While the Kino Lorber release of Love Rites features the complete 140 cut of the film, two cuts of the film exist as Borowczyk removed two sequences prior to the film’s initial video releases which ran around the 87 minute mark. The first omission involves Myriam removing a knife from her handbag during her and Hugo’s initial conversing. Borowczyk’s cutting of the scene is curious as it provides some fascinating and potentially confounding foreshadowing for the film’s conclusion where Hugo meets the second Myriam. The second and longest cut is an entire ten minute, almost travelogue-esque segment involving an overly excited Japanese photographer snapping shots of everything in sight, especially Myriam and Hugo, tourists at a cafe and Myriam and Hugo being pestered by a neck-tattooed ex-con. Although the photographer, tourists and ex-con were characters imported from Mandiargues’ book, this small break in the main story plays out almost like a mini-sequel to Breif von Paris, Borowczyk shooting anything that catches his eye. The bits with the Japanese photographer looking directly at the camera also somewhat resemble the brief moment of Borowczyk filming a photographer taking shots of being filmed by Borowczyk in Brief von Paris. Borowczyk also further experiments with modern and classical audio/visual juxtapositions in these moments, similar to the mix of ambient urban noises and Wager’s “Tannhauser” in The Greatest Love of All Times, contrasting imagery of modern Paris while the swooning, gothic organs of Bach’s “Toccata and Fugue in D Minor” hypnotically blare over the soundtrack. 

Despite the change of title and the somewhat misleading emphasis on the film’s light S&M content for its poster campaign, the original title of “Tout disparaîtra” proved to be an omen on the release front too. Be it the previously mentioned state of French film or Borowczyk’s reputation at the time, Love Rites more-or-less disappeared upon its original release in France and abroad where it was released in some territories as “Queen of the Night”. A reference to Sarah Sand’s favorite plant, it’s also a title that gives the film more erotic as well as horror connotations. Although Love Rites marked the end for Borowczyk in terms of feature films, it wasn’t entirely the end for Borowczyk behind the camera, Borowczyk directing four episodes for French erotic series Série rose in 1990 and 1991. “Un traitement justifié” starred Pierro while “L’experte Halima” featured Mandiargues and Bona’s daughter Sibylle. Borowczyk’s splicing of his drawings in-between certain frames of Love Rites was yet more foreshadowing as Borowczyk would focus mainly on graphic art post-Love Rites and Série rose along with writing.

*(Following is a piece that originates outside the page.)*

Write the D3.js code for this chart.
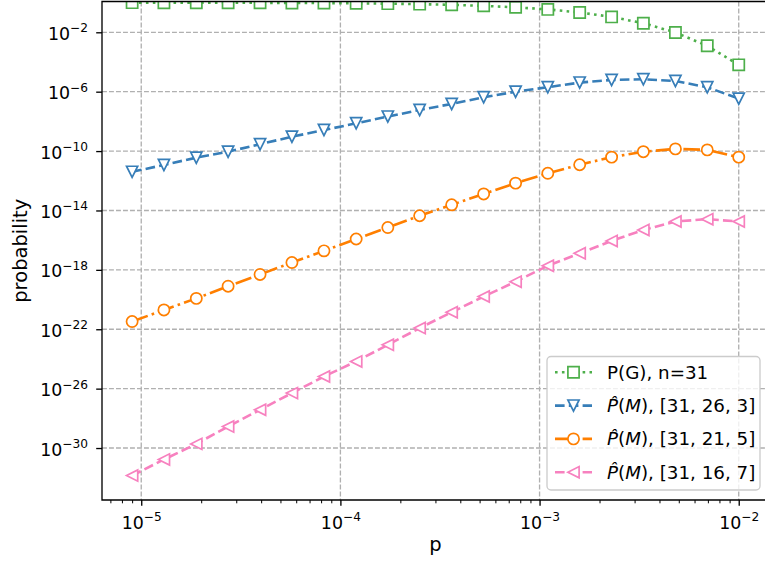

Mandiargues passed in 1991, though he did pen the forward to Anatomy of the Devil (L’anatomie du diable), an illustrated collection of short stories written by Borowczyk that was published in 1992. Borowczyk also wrote and illustrated a strange children’s book during this period, Dumb Animals (Les bêtes sont-elles bêtes?), though it took until 2015 to see publication. It’s worth repeating one final point from Bird’s commentary, that being the tendency some have to separate all the various areas Borowczyk worked in into their own individual corners when the truth is they were always interconnected (1). Love Rites is perhaps the best example why, drawing on all previous aspects of Borowczyk’s career from animation and documentary shorts to graphic works in a surreal Mandiargues adaptation with traces of eroticism and horror. An absolutely essential final masterwork. 

1. Kino Lorber. 20201. 

2. Arrow Video. 2015

3. Bird, Daniel. “Boro, Walerian Borowczyk”. Le Chineur éditions. 2017.

4. Bond, David J. “The Fiction of The Fiction of André Pieyre de Mandiargues”. Syracuse University Press. 1982. 

5. Kino Lorber. 2021.

6. Mandiargues, André Pieyre de. “Borowczyk: Cinéaste onirique”. Editions Walter/Albatros. 1981

[i]”L’imagination fulgurante” or “The dazzling imagination” was Breton’s complimentary description of Borowczyk. Borowczyk would later use the phrase as the title of an art exhibit.    

[ii] Mandiargues’ use of the term “destroying angel”, while obviously partly an allusion to the image of a knife-wielding Pierro during the climax of The Strange Case of Dr. Jekyll and Miss Osborune, is also in the context of the impact of the film being too much for certain audiences. Mandiargues’ writes: “The caresses, rapes and murders in this Dr. Jekyll will be too much for sensitive souls, for it has the ability to shock and hurt like a fist or a knife. And the hand that caresses, the one that kills, is the hand of a dark angel, the destroying angel, here seen as a seductive androgyny formed by the pair of Jekyll and Fanny Osborune…” Mandiargues’ own creation of Marceline also has “destroying angel” qualities, taking a blade in retaliation against familial authority in Le sang de l’angeau and Borowczyk’s subsequent adaptation in Immoral Women.